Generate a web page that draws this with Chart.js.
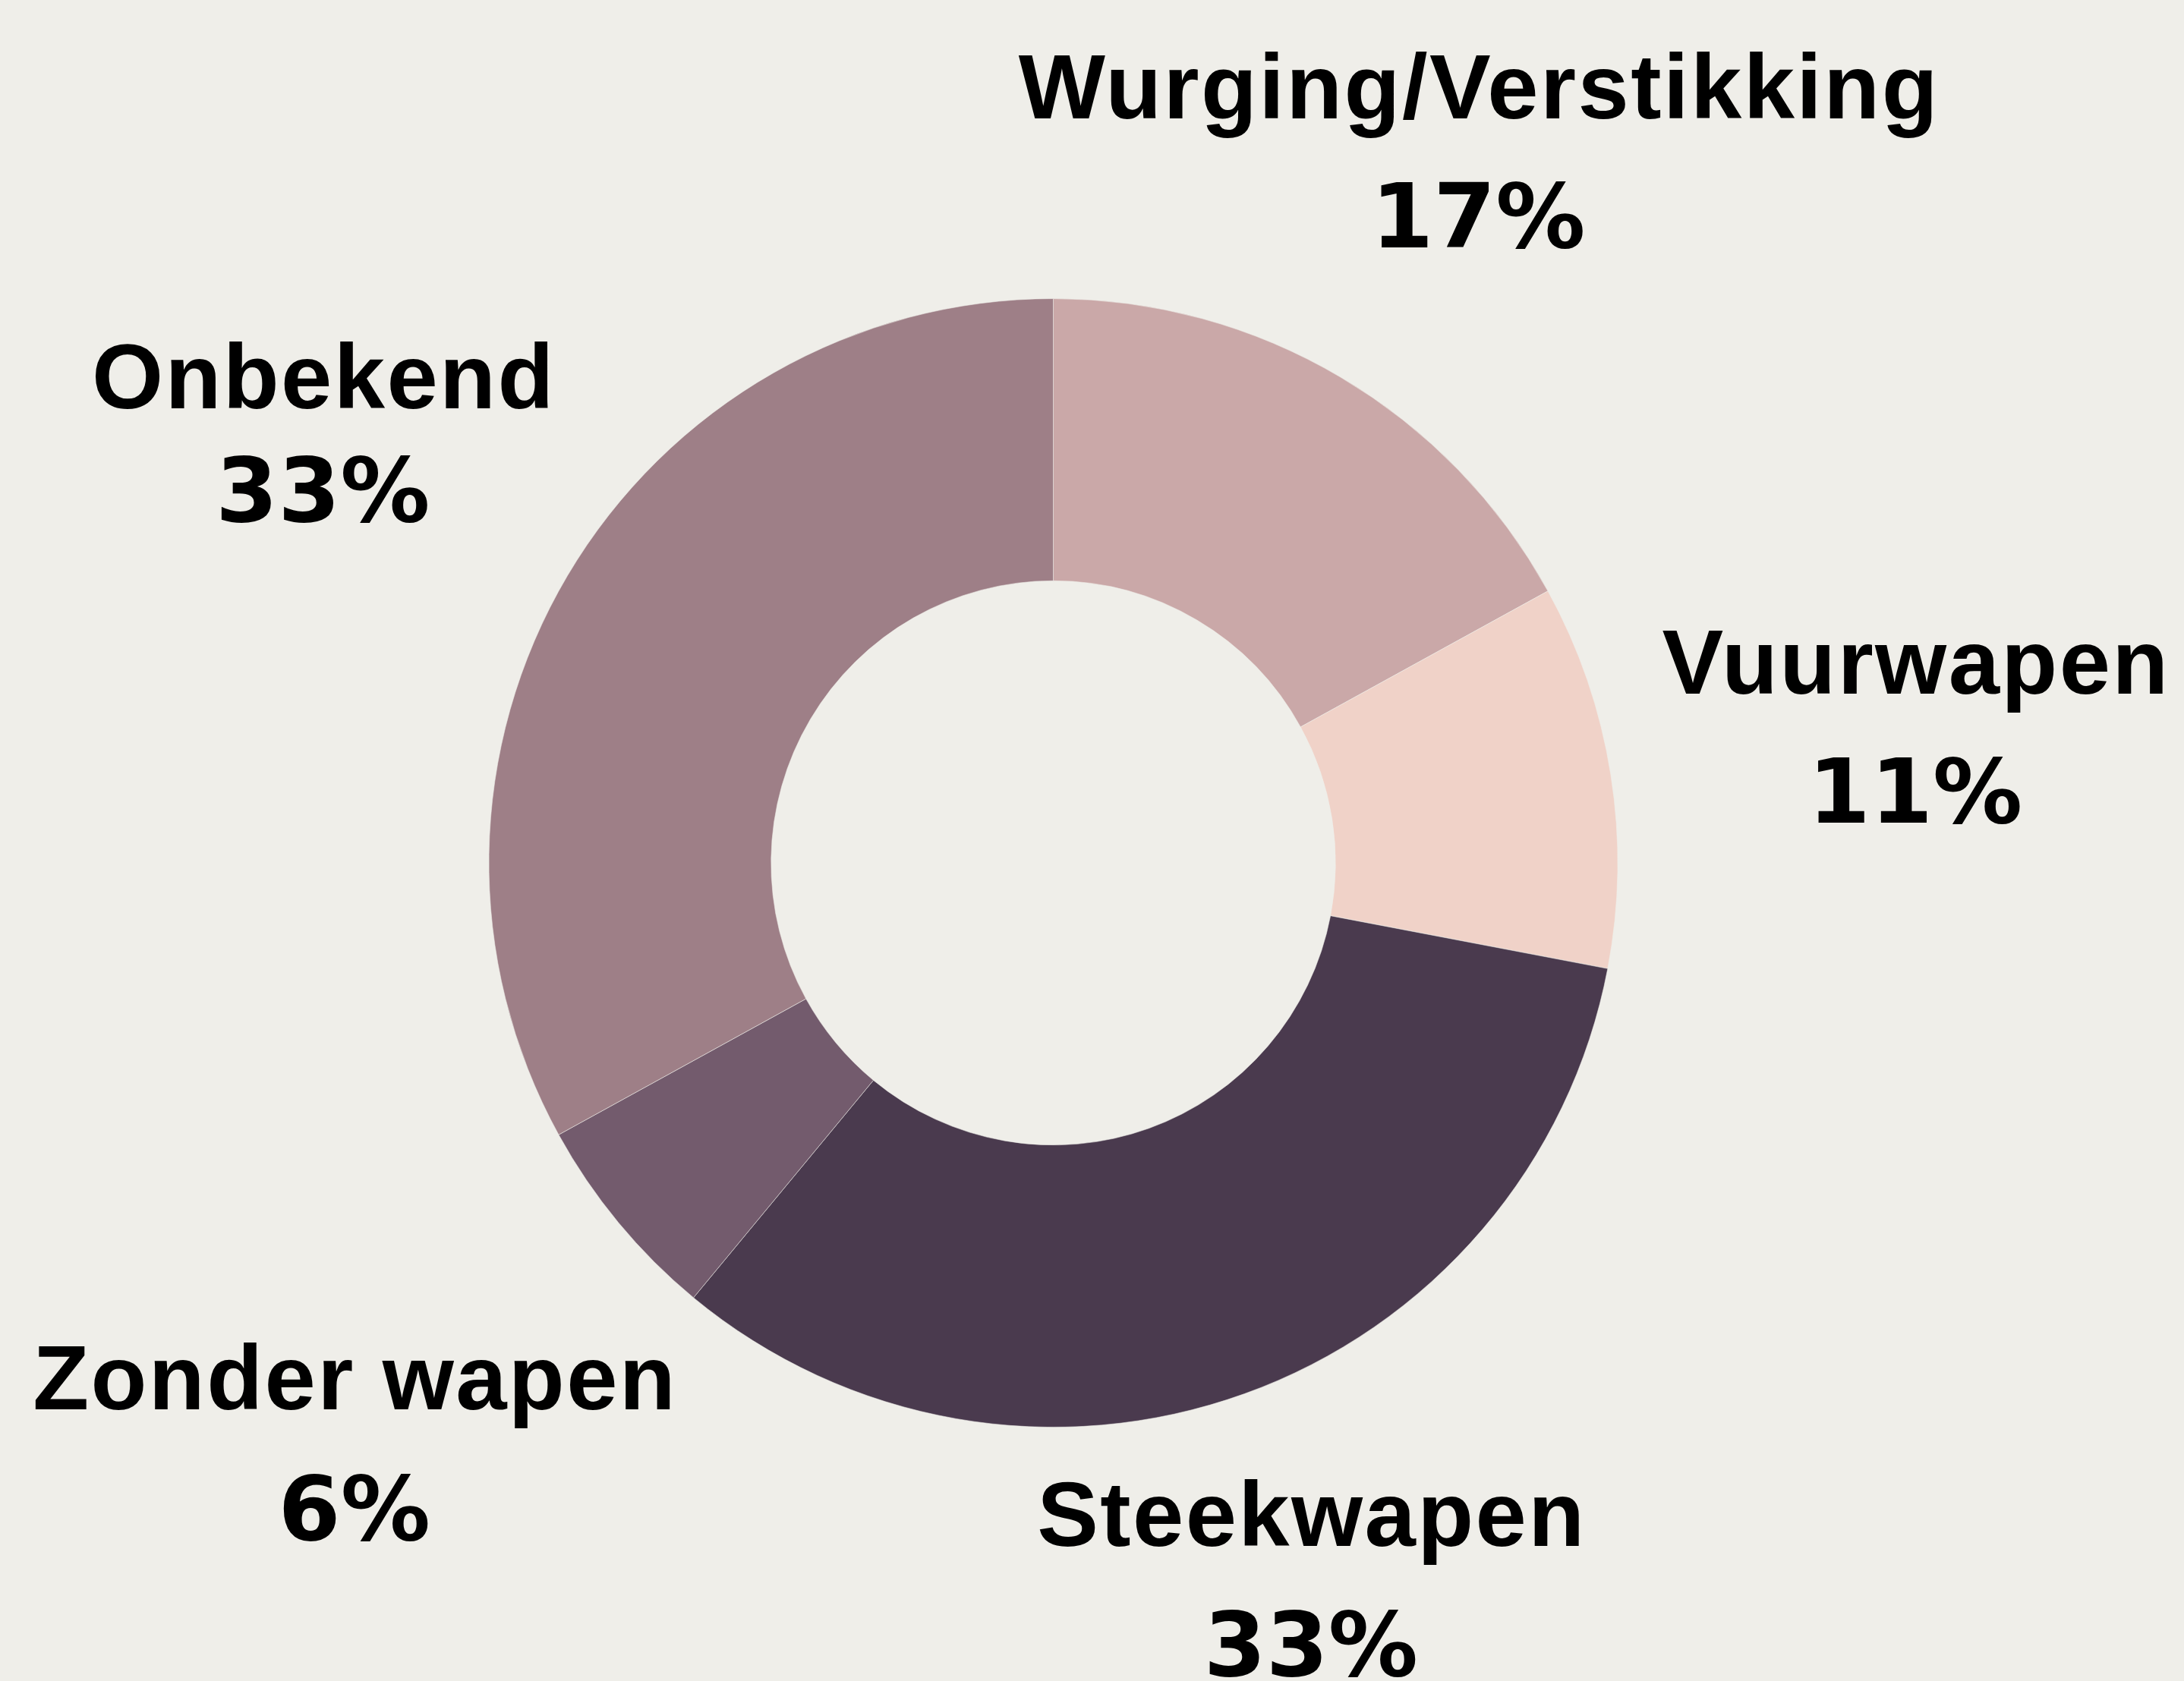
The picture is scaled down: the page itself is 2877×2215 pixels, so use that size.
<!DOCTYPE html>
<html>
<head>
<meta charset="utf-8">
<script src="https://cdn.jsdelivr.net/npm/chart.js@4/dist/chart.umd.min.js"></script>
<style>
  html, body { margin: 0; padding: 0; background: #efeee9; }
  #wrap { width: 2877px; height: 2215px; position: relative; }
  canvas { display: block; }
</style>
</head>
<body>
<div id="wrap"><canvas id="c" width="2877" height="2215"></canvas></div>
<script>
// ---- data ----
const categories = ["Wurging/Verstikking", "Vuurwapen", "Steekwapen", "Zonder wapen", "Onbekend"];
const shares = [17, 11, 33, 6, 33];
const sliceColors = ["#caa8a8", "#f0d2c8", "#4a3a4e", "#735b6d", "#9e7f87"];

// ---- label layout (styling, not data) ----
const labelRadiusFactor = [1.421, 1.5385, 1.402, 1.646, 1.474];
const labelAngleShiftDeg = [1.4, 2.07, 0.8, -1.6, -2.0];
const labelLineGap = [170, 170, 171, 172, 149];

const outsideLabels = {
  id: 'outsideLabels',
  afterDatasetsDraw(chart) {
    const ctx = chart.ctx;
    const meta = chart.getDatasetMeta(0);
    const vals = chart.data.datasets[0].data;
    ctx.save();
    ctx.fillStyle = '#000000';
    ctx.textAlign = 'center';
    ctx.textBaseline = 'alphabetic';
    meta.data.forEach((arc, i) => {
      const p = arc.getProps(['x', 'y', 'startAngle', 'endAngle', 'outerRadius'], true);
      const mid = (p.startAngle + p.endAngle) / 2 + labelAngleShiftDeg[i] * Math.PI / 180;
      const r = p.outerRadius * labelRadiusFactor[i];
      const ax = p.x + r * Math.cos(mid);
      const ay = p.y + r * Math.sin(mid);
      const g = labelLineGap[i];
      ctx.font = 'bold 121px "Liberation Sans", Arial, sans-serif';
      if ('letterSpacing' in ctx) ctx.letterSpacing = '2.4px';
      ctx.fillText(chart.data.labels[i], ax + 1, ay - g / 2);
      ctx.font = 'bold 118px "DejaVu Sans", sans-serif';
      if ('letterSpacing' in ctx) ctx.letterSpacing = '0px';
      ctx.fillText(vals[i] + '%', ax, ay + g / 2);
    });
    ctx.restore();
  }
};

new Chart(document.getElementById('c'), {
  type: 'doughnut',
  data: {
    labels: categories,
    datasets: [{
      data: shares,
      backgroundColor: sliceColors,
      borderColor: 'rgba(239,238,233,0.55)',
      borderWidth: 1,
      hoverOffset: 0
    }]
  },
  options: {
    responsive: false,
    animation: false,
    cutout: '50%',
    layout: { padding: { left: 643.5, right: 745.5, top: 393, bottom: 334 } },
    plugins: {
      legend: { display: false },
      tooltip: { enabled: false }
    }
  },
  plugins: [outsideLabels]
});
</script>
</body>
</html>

----

PROBLEM TO WORK ON: Every line is to be duplicated exactly, though pictures stay out.

EXERCISE RESULT:
Generate a web page that draws this with Chart.js.
The picture is scaled down: the page itself is 2877×2215 pixels, so use that size.
<!DOCTYPE html>
<html>
<head>
<meta charset="utf-8">
<script src="https://cdn.jsdelivr.net/npm/chart.js@4/dist/chart.umd.min.js"></script>
<style>
  html, body { margin: 0; padding: 0; background: #efeee9; }
  #wrap { width: 2877px; height: 2215px; position: relative; }
  canvas { display: block; }
</style>
</head>
<body>
<div id="wrap"><canvas id="c" width="2877" height="2215"></canvas></div>
<script>
// ---- data ----
const categories = ["Wurging/Verstikking", "Vuurwapen", "Steekwapen", "Zonder wapen", "Onbekend"];
const shares = [17, 11, 33, 6, 33];
const sliceColors = ["#caa8a8", "#f0d2c8", "#4a3a4e", "#735b6d", "#9e7f87"];

// ---- label layout (styling, not data) ----
const labelRadiusFactor = [1.421, 1.5385, 1.402, 1.646, 1.474];
const labelAngleShiftDeg = [1.4, 2.07, 0.8, -1.6, -2.0];
const labelLineGap = [170, 170, 171, 172, 149];

const outsideLabels = {
  id: 'outsideLabels',
  afterDatasetsDraw(chart) {
    const ctx = chart.ctx;
    const meta = chart.getDatasetMeta(0);
    const vals = chart.data.datasets[0].data;
    ctx.save();
    ctx.fillStyle = '#000000';
    ctx.textAlign = 'center';
    ctx.textBaseline = 'alphabetic';
    meta.data.forEach((arc, i) => {
      const p = arc.getProps(['x', 'y', 'startAngle', 'endAngle', 'outerRadius'], true);
      const mid = (p.startAngle + p.endAngle) / 2 + labelAngleShiftDeg[i] * Math.PI / 180;
      const r = p.outerRadius * labelRadiusFactor[i];
      const ax = p.x + r * Math.cos(mid);
      const ay = p.y + r * Math.sin(mid);
      const g = labelLineGap[i];
      ctx.font = 'bold 121px "Liberation Sans", Arial, sans-serif';
      if ('letterSpacing' in ctx) ctx.letterSpacing = '2.4px';
      ctx.fillText(chart.data.labels[i], ax + 1, ay - g / 2);
      ctx.font = 'bold 118px "DejaVu Sans", sans-serif';
      if ('letterSpacing' in ctx) ctx.letterSpacing = '0px';
      ctx.fillText(vals[i] + '%', ax, ay + g / 2);
    });
    ctx.restore();
  }
};

new Chart(document.getElementById('c'), {
  type: 'doughnut',
  data: {
    labels: categories,
    datasets: [{
      data: shares,
      backgroundColor: sliceColors,
      borderColor: 'rgba(239,238,233,0.55)',
      borderWidth: 1,
      hoverOffset: 0
    }]
  },
  options: {
    responsive: false,
    animation: false,
    cutout: '50%',
    layout: { padding: { left: 643.5, right: 745.5, top: 393, bottom: 334 } },
    plugins: {
      legend: { display: false },
      tooltip: { enabled: false }
    }
  },
  plugins: [outsideLabels]
});
</script>
</body>
</html>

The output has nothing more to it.